Berikut perkataan para ulama seputar masalah ini:

Berkata al-Imam an-Nawawi rahimahullah: “Dalam hadits ini terdapat larangan yang jelas tentang mengkhususkan malam jumat dengan shalat malam diantara malam-malam yang lain dan juga (mengkhususkan) hari jumat dengan puasa sebagaimana telah lewat (penjelasannya). [Syarah Muslim: 3/211]

Berkata ash-Shan’ani rahimahullah: “Hadits ini menunjukan haramnya mengkhususkan malam jumat dengan suatu ibadah, baik itu shalat, membaca al-Quran yang diluar kebiasaan…” [Subulus Salam: 2/663]

Berkata asy-Syaikh Bin Baz rahimahullah: “Tidak boleh mengkhususkan malam jumat dengan shalat malam, karena Rasulullah Shallallahu ‘alaihi wasallam melarangnya. Dan demikian pula mengkhususkan hari jumat dengan puasa. Nabi Shallallahu ‘alaihi wasallam bersabda: Janganlah kalian mengkhususkan hari jumat dengan puasa, kecuali memang bertepatan dengan hari puasanya.

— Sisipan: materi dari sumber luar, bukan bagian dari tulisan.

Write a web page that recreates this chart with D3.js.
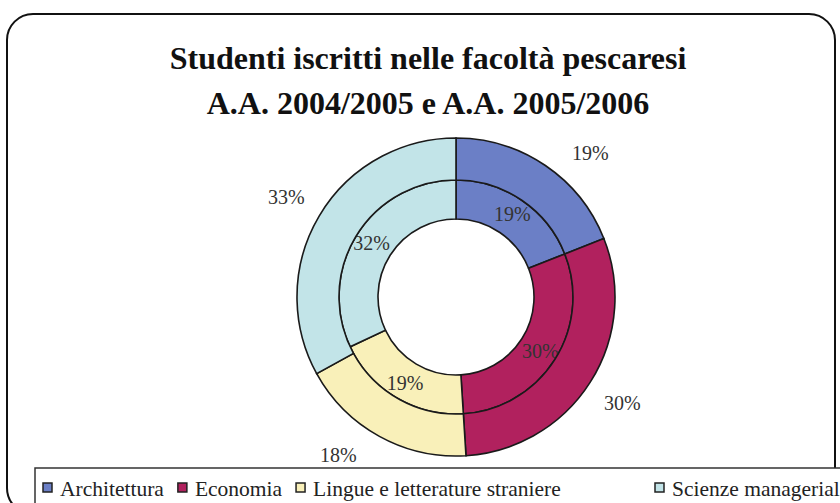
<!DOCTYPE html>
<html lang="it">
  <head>
    <meta charset="utf-8" />
    <title>Studenti iscritti nelle facoltà pescaresi</title>
    <style>
      body { margin: 0; background: #fff; }
      svg { display: block; font-family: "Liberation Serif", "Times New Roman", serif; }
    </style>
  </head>
  <body>
    <div id="chart"></div>
    <script src="https://d3js.org/d3.v7.min.js"></script>
    <script>
      // data
      var facolta = ["Architettura", "Economia", "Lingue e letterature straniere", "Scienze manageriali"];
      var aa0405 = [19, 30, 19, 32]; // inner ring
      var aa0506 = [19, 30, 18, 33]; // outer ring
      var colori = ["#6b7fc6", "#b1215e", "#f9f0b9", "#c2e4e8"];
      var titolo = ["Studenti iscritti nelle facoltà pescaresi", "A.A. 2004/2005 e A.A. 2005/2006"];

      var W = 840, H = 503;
      var cx = 456, cy = 297;
      var rHole = 78, rMid = 117, rOut = 159;
      var legendY = 468;
      // labels are kept between these two lines (plot area)
      var labelTop = 153, labelBottom = 455;

      var svg = d3.select("#chart").append("svg")
        .attr("width", W)
        .attr("height", H);

      // outer frame
      svg.append("rect")
        .attr("x", 7).attr("y", 14)
        .attr("width", 828).attr("height", 500)
        .attr("rx", 26).attr("ry", 26)
        .attr("fill", "#fff")
        .attr("stroke", "#111")
        .attr("stroke-width", 2);

      // title
      svg.selectAll("text.title")
        .data(titolo)
        .enter()
        .append("text")
        .attr("class", "title")
        .attr("x", 428)
        .attr("y", function (d, i) { return 69 + i * 45; })
        .attr("text-anchor", "middle")
        .attr("font-size", 32)
        .attr("font-weight", "bold")
        .attr("fill", "#111")
        .text(function (d) { return d; });

      var pie = d3.pie().sort(null).value(function (d) { return d; });
      var color = d3.scaleOrdinal().domain(d3.range(facolta.length)).range(colori);

      var g = svg.append("g").attr("transform", "translate(" + cx + "," + cy + ")");

      var rings = [
        { values: aa0405, r0: rHole, r1: rMid, labelR: 100 },
        { values: aa0506, r0: rMid, r1: rOut, labelR: 197 }
      ];

      function labelPos(d, r) {
        var a = (d.startAngle + d.endAngle) / 2;
        var x = Math.sin(a) * r, y = -Math.cos(a) * r;
        var top = labelTop - cy, bottom = labelBottom - cy;
        if (y < top || y > bottom) {
          // slide along the circle until it fits
          y = y < top ? top : bottom;
          x = (x < 0 ? -1 : 1) * Math.sqrt(r * r - y * y);
        }
        return [x, y];
      }

      rings.forEach(function (ring) {
        var arcs = pie(ring.values);
        var arc = d3.arc().innerRadius(ring.r0).outerRadius(ring.r1);

        g.append("g")
          .selectAll("path")
          .data(arcs)
          .enter()
          .append("path")
          .attr("d", arc)
          .attr("fill", function (d, i) { return color(i); })
          .attr("stroke", "#1a1a1a")
          .attr("stroke-width", 1.6);

        g.append("g")
          .selectAll("text")
          .data(arcs)
          .enter()
          .append("text")
          .attr("transform", function (d) { return "translate(" + labelPos(d, ring.labelR) + ")"; })
          .attr("text-anchor", "middle")
          .attr("dy", "0.35em")
          .attr("font-size", 20)
          .attr("fill", "#333")
          .text(function (d) { return d.data + "%"; });
      });

      // legend
      svg.append("rect")
        .attr("x", 35).attr("y", legendY)
        .attr("width", 820).attr("height", 60)
        .attr("fill", "#fff")
        .attr("stroke", "#333")
        .attr("stroke-width", 1.5);

      var lx = 43;
      facolta.forEach(function (name, i) {
        if (i === 3) lx = Math.max(lx, 655);
        var item = svg.append("g").attr("transform", "translate(" + lx + "," + (legendY + 20) + ")");
        item.append("rect")
          .attr("x", 0).attr("y", -5)
          .attr("width", 9).attr("height", 9)
          .attr("fill", color(i))
          .attr("stroke", "#222")
          .attr("stroke-width", 1.5);
        var t = item.append("text")
          .attr("x", 17)
          .attr("dy", "0.35em")
          .attr("font-size", 21.5)
          .attr("fill", "#222")
          .text(name);
        lx += 17 + t.node().getComputedTextLength() + 14;
      });
    </script>
  </body>
</html>
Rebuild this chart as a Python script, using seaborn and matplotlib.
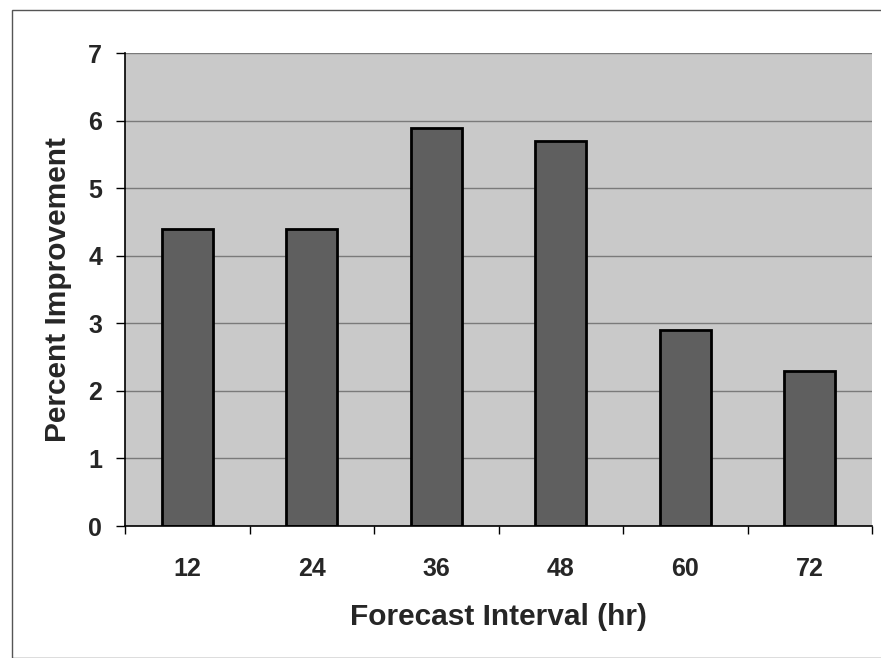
import numpy as np
import pandas as pd
import seaborn as sns
import matplotlib.pyplot as plt
from matplotlib.patches import Rectangle

# Percent improvement by forecast interval

intervals = ['12', '24', '36', '48', '60', '72']
improvement = [4.4, 4.4, 5.9, 5.7, 2.9, 2.3]

df = pd.DataFrame({'interval': intervals, 'improvement': improvement})

sns.set_style('white')
plt.rcParams['font.family'] = ['Liberation Sans', 'DejaVu Sans']

fig = plt.figure(figsize=(8.81, 6.58), dpi=100)
ax = fig.add_axes([0.142, 0.2006, 0.848, 0.7184])
ax.set_facecolor('#c9c9c9')

sns.barplot(data=df, x='interval', y='improvement', color='#5f5f5f',
            width=0.41, edgecolor='black', linewidth=2, saturation=1, ax=ax)

ax.set_ylim(0, 7)
ax.set_xlim(-0.5, len(intervals) - 0.5)
ax.set_yticks(range(0, 8))
ax.yaxis.grid(True, color='#7a7a7a', linewidth=1)
ax.set_axisbelow(True)

# category boundary ticks, Excel style
ax.set_xticks(np.arange(-0.5, len(intervals), 1), minor=True)
ax.tick_params(axis='x', which='major', bottom=False, pad=19, labelsize=18)
ax.tick_params(axis='x', which='minor', bottom=True, length=6, width=1,
               color='black', direction='out')
ax.tick_params(axis='y', left=True, length=6.5, width=1, color='black',
               direction='out', labelsize=18, pad=10)
for lab in ax.get_xticklabels() + ax.get_yticklabels():
    lab.set_fontweight('bold')

for side in ['top', 'right']:
    ax.spines[side].set_visible(False)
for side in ['left', 'bottom']:
    ax.spines[side].set_color('black')
    ax.spines[side].set_linewidth(1.2)

ax.set_xlabel('Forecast Interval (hr)', fontsize=21.5, fontweight='bold', labelpad=16)
ax.set_ylabel('Percent Improvement', fontsize=21.5, fontweight='bold', labelpad=12)

# outer chart border
fig.patches.append(Rectangle((12 / 881, 0.0), 1.2, 1 - 10 / 658, transform=fig.transFigure,
                             fill=False, edgecolor='#555555', linewidth=1))

fig.savefig('out.png', dpi=100)
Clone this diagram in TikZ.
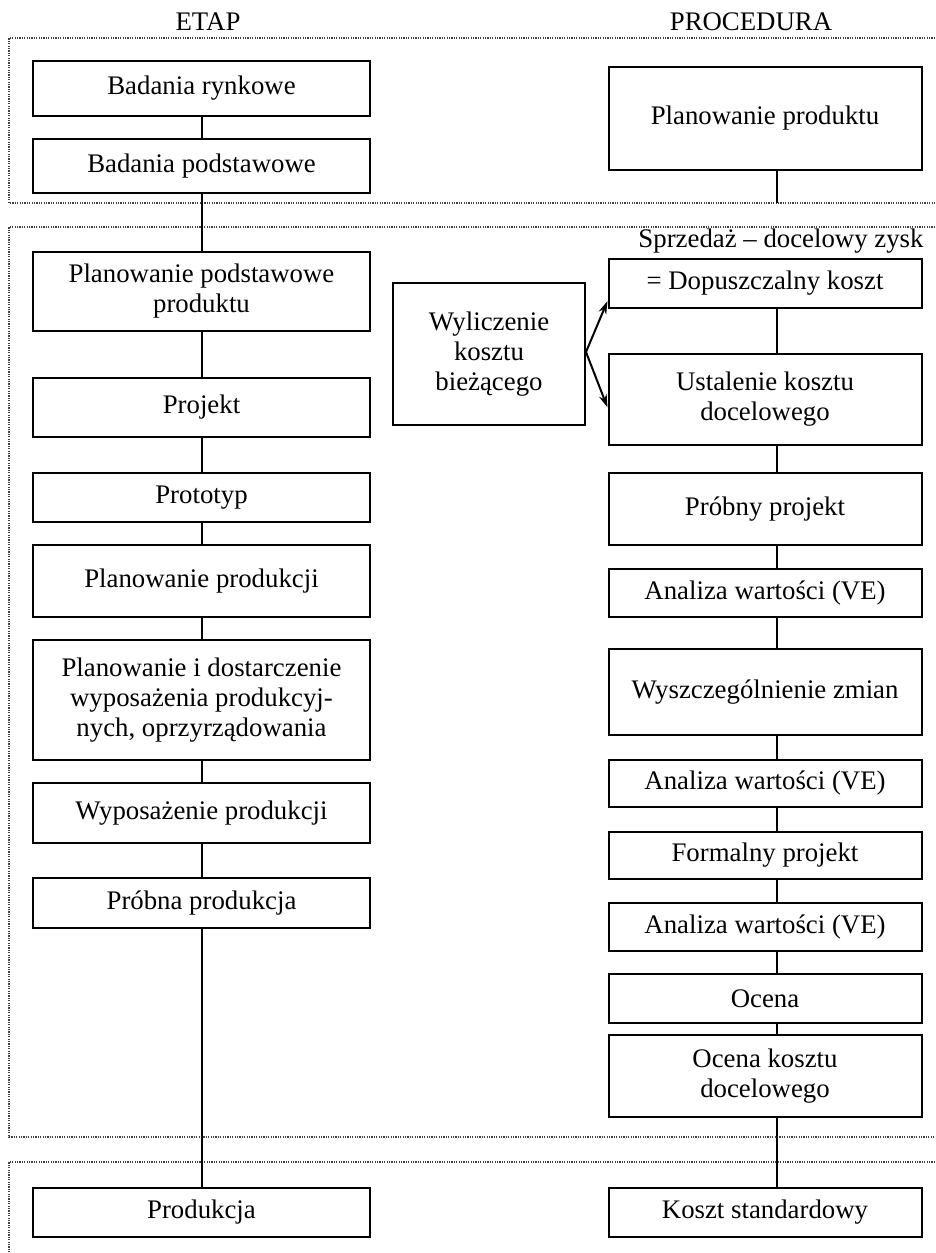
\documentclass[tikz,border=0pt]{standalone}
\usepackage{fontspec}
\setmainfont{Liberation Serif}
\usetikzlibrary{arrows.meta,calc}
\begin{document}
\begin{tikzpicture}[x=0.5pt,y=-0.5pt,
  font=\fontsize{13.4pt}{15pt}\selectfont,
  box/.style={draw, line width=1pt, inner sep=2pt, align=center},
  lbox/.style={box, minimum width=168.5pt, minimum height=#1*0.5pt},
  rbox/.style={box, minimum width=156.5pt, minimum height=#1*0.5pt},
  conn/.style={line width=1pt},
  frame/.style={line width=0.6pt, dash pattern=on 0.6pt off 0.6pt, black!75},
  arr/.style={conn, -{Stealth[length=6.5pt,width=4pt]}}]

\useasboundingbox (0,0) rectangle (936,1253);

% frames
\draw[frame] (935,38) -- (9,38) -- (9,203) -- (935,203);
\draw[frame] (935,227) -- (9,227) -- (9,1137) -- (935,1137);
\draw[frame] (935,1162) -- (9,1162) -- (9,1253);

% titles
\node (etap) at (208,22) {ETAP};
\node (proc) at (751,22) {PROCEDURA};

% left column
\node[lbox=55]  (br)    at (201.5,88.5) {Badania rynkowe};
\node[lbox=54]  (bp)    at (201.5,166)  {Badania podstawowe};
\node[lbox=79]  (ppp)   at (201.5,291.5) {Planowanie podstawowe\\produktu};
\node[lbox=59]  (proj)  at (201.5,407.5) {Projekt};
\node[lbox=49]  (prot)  at (201.5,497.5) {Prototyp};
\node[lbox=72]  (pprod) at (201.5,581)  {Planowanie produkcji};
\node[lbox=120] (pid)   at (201.5,700)  {Planowanie i dostarczenie\\wyposażenia produkcyj-\\nych, oprzyrządowania};
\node[lbox=60]  (wp)    at (201.5,813)  {Wyposażenie produkcji};
\node[lbox=50]  (pbp)   at (201.5,903)  {Próbna produkcja};
\node[lbox=49]  (prod)  at (201.5,1212) {Produkcja};

% right column
\node[rbox=103] (pp)   at (765,118.5) {Planowanie produktu};
\node (sprz) at (781,241) {Sprzedaż – docelowy zysk};
\node[rbox=49]  (dop)  at (765,283.5) {= Dopuszczalny koszt};
\node[rbox=91]  (ust)  at (765,399.5) {Ustalenie kosztu\\docelowego};
\node[rbox=72]  (pbj)  at (765,509)   {Próbny projekt};
\node[rbox=48]  (av1)  at (765,593)   {Analiza wartości (VE)};
\node[rbox=86]  (wz)   at (765,692)   {Wyszczególnienie zmian};
\node[rbox=47]  (av2)  at (765,783.5) {Analiza wartości (VE)};
\node[rbox=47]  (fp)   at (765,855.5) {Formalny projekt};
\node[rbox=48]  (av3)  at (765,927)   {Analiza wartości (VE)};
\node[rbox=49]  (oc)   at (765,998.5) {Ocena};
\node[rbox=82]  (okd)  at (765,1076)  {Ocena kosztu\\docelowego};
\node[rbox=49]  (ks)   at (765,1212)  {Koszt standardowy};

% middle
\node[box, minimum width=96pt, minimum height=71pt] (wyl) at (489,354) {Wyliczenie\\kosztu\\bieżącego};

% helper coordinates
\coordinate (rx) at (777,0);
\coordinate (f1b) at (0,203);

% left connectors
\draw[conn] (br.south) -- (bp.north);
\draw[conn] (bp.south) -- (ppp.north);
\draw[conn] (ppp.south) -- (proj.north);
\draw[conn] (proj.south) -- (prot.north);
\draw[conn] (prot.south) -- (pprod.north);
\draw[conn] (pprod.south) -- (pid.north);
\draw[conn] (pid.south) -- (wp.north);
\draw[conn] (wp.south) -- (pbp.north);
\draw[conn] (pbp.south) -- (prod.north);

% right connectors
\draw[conn] (pp.south -| rx) -- (f1b -| rx);
\draw[conn] (dop.south -| rx) -- (ust.north -| rx);
\draw[conn] (ust.south -| rx) -- (pbj.north -| rx);
\draw[conn] (pbj.south -| rx) -- (av1.north -| rx);
\draw[conn] (av1.south -| rx) -- (wz.north -| rx);
\draw[conn] (wz.south -| rx) -- (av2.north -| rx);
\draw[conn] (av2.south -| rx) -- (fp.north -| rx);
\draw[conn] (fp.south -| rx) -- (av3.north -| rx);
\draw[conn] (av3.south -| rx) -- (oc.north -| rx);
\draw[conn] (oc.south -| rx) -- (okd.north -| rx);
\draw[conn] (okd.south -| rx) -- (ks.north -| rx);

% arrows
\draw[arr] ($(wyl.east)+(0,-2)$) -- ($(dop.south west)+(0,-8)$);
\draw[arr] ($(wyl.east)+(0,-2)$) -- ($(ust.west)+(0,8)$);
\end{tikzpicture}
\end{document}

Dan janganlah kalian mengkhususkan malam jumat dengan shalat malam. [HR. Muslim]
Janganlah kalian mengkhususkan malam jum’at dengan shalat malam dan juga harinya dengan puasa. Demikian pula menjadikan malam tertentu untuk manusia mengkhususkannya dengan tahajud, karena hal tersebut tidak ada dalilnya. [Fatawa Nur ‘Alad Darbi: 13/303 no 207]

Kesimpulan:
Ibadah merupakan perkara yang harus dibangun diatas dalil, baik dari al-Quran maupun as-Sunnah yang shahih.
Tidak boleh bagi kita mengkhususkan suatu ibadah tertentu di waktu yang tertentu tanpa yang lainnya, demikian pula mengkhususkan ibadah tertentu dengan cara-cara tertentu tanpa adanya dalil yang shahih yang menunjukan syariat tersebut.
Sehingga dari sini kita simpulkan bahwa tidur pada malam jum’at hukumnya seperti tidur pada malam-malam yang lainnya.
Kami belum mendapatkan dalil yang shahih tentang larangan atau keterangan bahwa tidur pada malam jum’at adalah makruh atau akan membawa paenyesalan sebagaimana disebutkan oleh al-Ujaily. Kita kembalikan pada asalnya, suatu kebiasaan atau adat hukum asalnya adalah boleh-boleh saja, kecuali ada dalil yang shahih yang menunjukan larangan hal tersebut. Wallahu a’lam.